PCP Perspective: Should Primary Care Add Screening for Food Addiction to the To-Do List?
Many older adults show symptoms of food addiction, a new survey found. Is it time to start screening? A primary care physician considers the feasibility and the value.
The 13-item Yale Food Addiction Scale was sent to 2000 US adults aged 50 to 80 years as part of the most recent National Poll on Health Aging (NPHA) survey.
The survey findings suggest a significant level of aberrant food behavior in this older population, with 44% reporting at least one symptom of discomfort around eating highly processed foods and approximately 13% endorsing enough of the items to qualify as having an addiction to food.
Patient Care® spoke recently with Jeffrey Kullgren, MD, MS, MPH, the director of the NPHA, and Ashley Geargardt, PhD, developer of the Yale Food Addiction Scale about the poll findings, whether food addiction screening should be incorporated into primary care evaluations and, if so, how.

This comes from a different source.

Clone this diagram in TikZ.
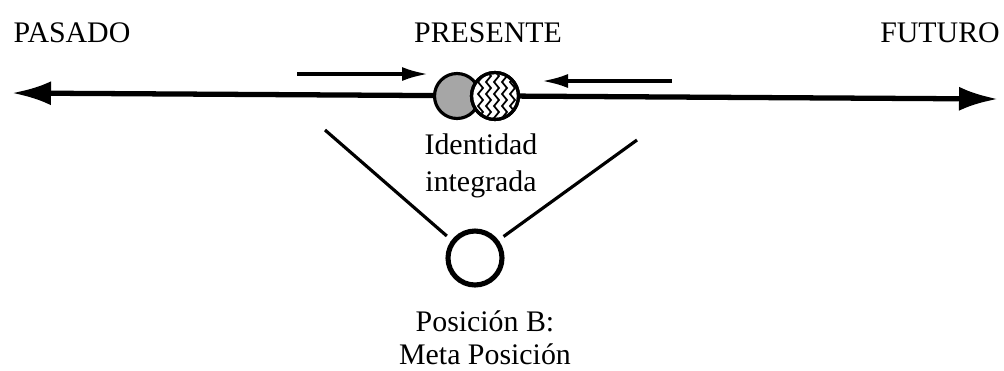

More from the Patient Care conversation with Drs Gearhardt and Kullgren:
Gearhardt's lab at the University of Michigan (U-M) teamed with the National Poll on Healthy Aging, based at the U-M Institute for Healthcare Policy and Innovation and under the direction of Jeffery Kullgren, MD, MS, MPH, to look more closely at a population rarely included in research on food addiction. The National Poll on Healthy Aging (NPHA) surveys are fielded twice per year using a sample of approximately 2,000 respondents aged 50 to 80 years drawn from a nationally representative probability-based panel of U.S. households. The NPHA is supported by AARP and Michigan Medicine, U-M's academic medical center, in Ann Arbor.